→ Set exercise: Skip the pictures, please, and write out exactly the lines from the opening of the data through the line containing "from matplotlib.lines import Line2D".
[Start Dataset extract]
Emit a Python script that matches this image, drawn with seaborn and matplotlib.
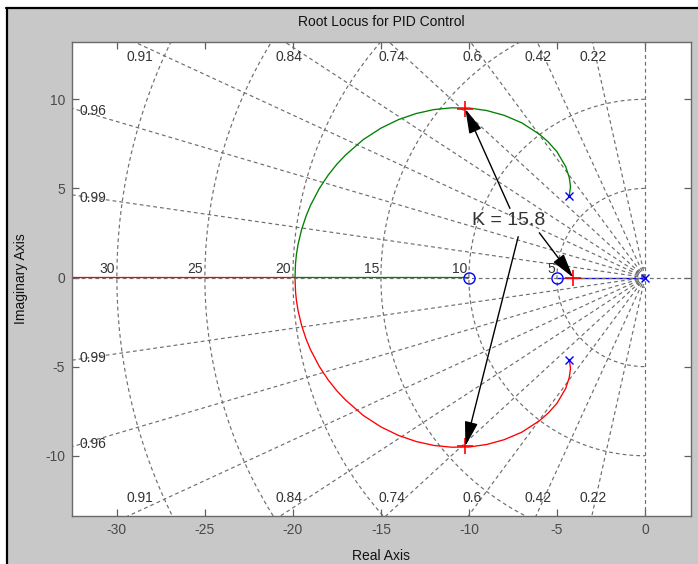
import numpy as np
import matplotlib
matplotlib.use("Agg")
import matplotlib.pyplot as plt
import seaborn as sns
import pandas as pd
from matplotlib.patches import FancyArrowPatch, Rectangle
from matplotlib.lines import Line2D

# ---------------- data ----------------
title_text = "Root Locus for PID Control"
xlabel_text = "Real Axis"
ylabel_text = "Imaginary Axis"

poles_re = [0.0, -4.3, -4.3]
poles_im = [0.0, 4.6, -4.6]
zeros_re = [-5.0, -10.0]
zeros_im = [0.0, 0.0]

# complex branch, upper half (green) and lower half (red)
upper_re = [-4.30, -4.25, -4.23, -4.25, -4.30, -4.50, -5.0, -5.5, -6.0, -7.0, -8.0,
            -9.0, -10.0, -11.0, -12.0, -13.0, -14.0, -15.0, -16.0, -17.0, -17.5, -18.0,
            -18.5, -19.0, -19.25, -19.5, -19.7, -19.8, -19.85, -19.88]
upper_im = [4.60, 4.94, 5.10, 5.26, 5.61, 6.22, 7.06, 7.61, 8.04, 8.68, 9.10,
            9.37, 9.51, 9.52, 9.42, 9.20, 8.86, 8.38, 7.74, 6.88, 6.36, 5.74,
            4.99, 4.05, 3.45, 2.71, 1.89, 1.29, 0.80, 0.0]
lower_re = [-4.30, -4.25, -4.23, -4.25, -4.30, -4.50, -5.0, -5.5, -6.0, -7.0, -8.0,
            -9.0, -10.0, -11.0, -12.0, -13.0, -14.0, -15.0, -16.0, -17.0, -17.5, -18.0,
            -18.5, -19.0, -19.25, -19.5, -19.7, -19.8, -19.85, -19.88]
lower_im = [-4.60, -4.94, -5.10, -5.26, -5.61, -6.22, -7.06, -7.61, -8.04, -8.68, -9.10,
            -9.37, -9.51, -9.52, -9.42, -9.20, -8.86, -8.38, -7.74, -6.88, -6.36, -5.74,
            -4.99, -4.05, -3.45, -2.71, -1.89, -1.29, -0.80, 0.0]

# real-axis segments
blue_re = [0.0, -5.0]
green_tail_re = [-19.88, -10.0]
red_tail_re = [-19.88, -40.0]

# gain point K = 15.8
k_text = "K = 15.8"
k_re = [-10.2, -10.2, -4.08]
k_im = [9.45, -9.45, 0.0]

# grid values
zeta_values = [0.22, 0.42, 0.6, 0.74, 0.84, 0.91, 0.96, 0.99]
zeta_labels = ["0.22", "0.42", "0.6", "0.74", "0.84", "0.91", "0.96", "0.99"]
wn_values = [5, 10, 15, 20, 25, 30]
wn_labels = ["5", "10", "15", "20", "25", "30"]
wn_small = [0.15, 0.55]

xticks = [-30, -25, -20, -15, -10, -5, 0]
yticks = [-10, -5, 0, 5, 10]
xlim = (-32.55, 2.6)
ylim = (-13.38, 13.23)

# ---------------- style ----------------
sns.set_theme(style="white")
plt.rcParams["font.family"] = ["Liberation Sans", "DejaVu Sans"]

W, H = 698, 564
fig = plt.figure(figsize=(W / 100, H / 100), dpi=100, facecolor="white")

# window-like frame: gray panel with black left/top border
fig.patches.append(Rectangle((7 / W, 0), 1 - 7 / W, 1 - 8 / H, transform=fig.transFigure,
                             facecolor="#c8c8c8", edgecolor="none", zorder=-10))
fig.lines.append(Line2D([7 / W, 7 / W], [0, 1 - 7.5 / H], transform=fig.transFigure,
                        color="black", lw=1.6, zorder=-9))
fig.lines.append(Line2D([6 / W, 1], [1 - 7.5 / H, 1 - 7.5 / H], transform=fig.transFigure,
                        color="black", lw=1.6, zorder=-9))

ax = fig.add_axes([72 / W, 1 - 516 / H, 618.7 / W, 474.3 / H])
ax.set_zorder(1)
ax.set_facecolor("white")
ax.set_xlim(*xlim)
ax.set_ylim(*ylim)

gray = "#6e6e6e"
gs = dict(color=gray, lw=0.85, ls=(0, (3.2, 2.6)), zorder=1)

# damping-ratio lines
R = 60.0
for z in zeta_values:
    s = np.sqrt(1 - z * z)
    ax.plot([0, -z * R], [0, s * R], **gs)
    ax.plot([0, -z * R], [0, -s * R], **gs)
ax.plot([0, 0], [-30, 30], **gs)

# natural-frequency semicircles
theta = np.linspace(np.pi / 2, 3 * np.pi / 2, 300)
for w in wn_values + wn_small:
    ax.plot(w * np.cos(theta), w * np.sin(theta), **gs)

# ---------------- locus branches ----------------
green_df = pd.DataFrame({"re": upper_re + green_tail_re[1:], "im": upper_im + [0.0]})
red_df = pd.DataFrame({"re": lower_re + red_tail_re[1:], "im": lower_im + [0.0]})
blue_df = pd.DataFrame({"re": blue_re, "im": [0.0, 0.0]})

sns.lineplot(data=green_df, x="re", y="im", sort=False, estimator=None,
             color="#008000", lw=0.95, ax=ax, zorder=2)
sns.lineplot(data=red_df, x="re", y="im", sort=False, estimator=None,
             color="#ff0000", lw=0.95, ax=ax, zorder=2)
sns.lineplot(data=blue_df, x="re", y="im", sort=False, estimator=None,
             color="#0000ff", lw=0.95, ax=ax, zorder=2)

# real-axis grid line drawn over the locus (as in the reference)
ax.plot([-60, 10], [0, 0], color=gray, lw=0.85, ls=(0, (3.2, 2.6)), zorder=2.5)

# poles / zeros
ax.plot(poles_re, poles_im, ls="none", marker="x", ms=5.5, mew=1.0, color="#0000ff", zorder=3)
ax.plot(zeros_re, zeros_im, ls="none", marker="o", ms=8, mew=1.0, mfc="none",
        mec="#0000ff", zorder=3)
# gain markers
ax.plot(k_re, k_im, ls="none", marker="+", ms=11, mew=1.2, color="#ff0000", zorder=3.5)

# ---------------- grid labels ----------------
lab_color = "#333333"
ytop = 13.07
for z, lab in zip(zeta_values, zeta_labels):
    s = np.sqrt(1 - z * z)
    xt = -z / s * ytop
    if xt > xlim[0] + 1.5:
        ax.text(xt, 12.37, lab, ha="center", va="center", fontsize=10, color=lab_color, zorder=4)
        ax.text(xt, -12.37, lab, ha="center", va="center", fontsize=10, color=lab_color, zorder=4)
    else:
        yl = s / z * (-xlim[0])
        ax.text(xlim[0] + 0.45, yl - 0.15, lab, ha="left", va="center", fontsize=10,
                color=lab_color, zorder=4)
        ax.text(xlim[0] + 0.45, -yl + 0.15, lab, ha="left", va="center", fontsize=10,
                color=lab_color, zorder=4)

for w, lab in zip(wn_values, wn_labels):
    ax.text(-w - 0.1, 0.47, lab, ha="right", va="center", fontsize=10, color=lab_color, zorder=4)

# ---------------- annotation ----------------
ax.text(-7.73, 3.2, k_text, ha="center", va="center", fontsize=14, color="#333333", zorder=5)
tails = [(-7.67, 3.88), (-7.2, 2.29), (-6.0, 2.51)]
for (tx, ty), hx, hy in zip(tails, k_re, k_im):
    arr = FancyArrowPatch((tx, ty), (hx, hy), arrowstyle="-|>,head_length=1.0,head_width=0.27",
                          mutation_scale=15, color="black", lw=1.0, shrinkA=0, shrinkB=0,
                          zorder=5)
    ax.add_patch(arr)

# ---------------- axes styling ----------------
ax.set_xticks(xticks)
ax.set_yticks(yticks)
ax.set_xticklabels([str(t) for t in xticks])
ax.set_yticklabels([str(t) for t in yticks])
ax.tick_params(direction="in", length=5, width=0.9, colors="#606060", labelcolor="#4a4a4a",
               labelsize=10, pad=5, top=True, right=True, bottom=True, left=True)
for sp in ax.spines.values():
    sp.set_color("#6a6a6a")
    sp.set_linewidth(1.0)
    sp.set_visible(True)

ax.set_xlabel(xlabel_text, fontsize=10, color="#111111", va="center")
ax.xaxis.set_label_coords(0.5, -0.0843)
ax.set_ylabel(ylabel_text, fontsize=10, color="#111111", va="center", ha="center")
ax.yaxis.set_label_coords(-0.082, 0.5)

fig.text(381 / W, 1 - 21.5 / H, title_text, ha="center", va="center", fontsize=10, color="#111111")

fig.savefig("out.png", dpi=100, facecolor=fig.get_facecolor())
[End Dataset extract]
→ Complete response:
Emit a Python script that matches this image, drawn with seaborn and matplotlib.
import numpy as np
import matplotlib
matplotlib.use("Agg")
import matplotlib.pyplot as plt
import seaborn as sns
import pandas as pd
from matplotlib.patches import FancyArrowPatch, Rectangle
from matplotlib.lines import Line2D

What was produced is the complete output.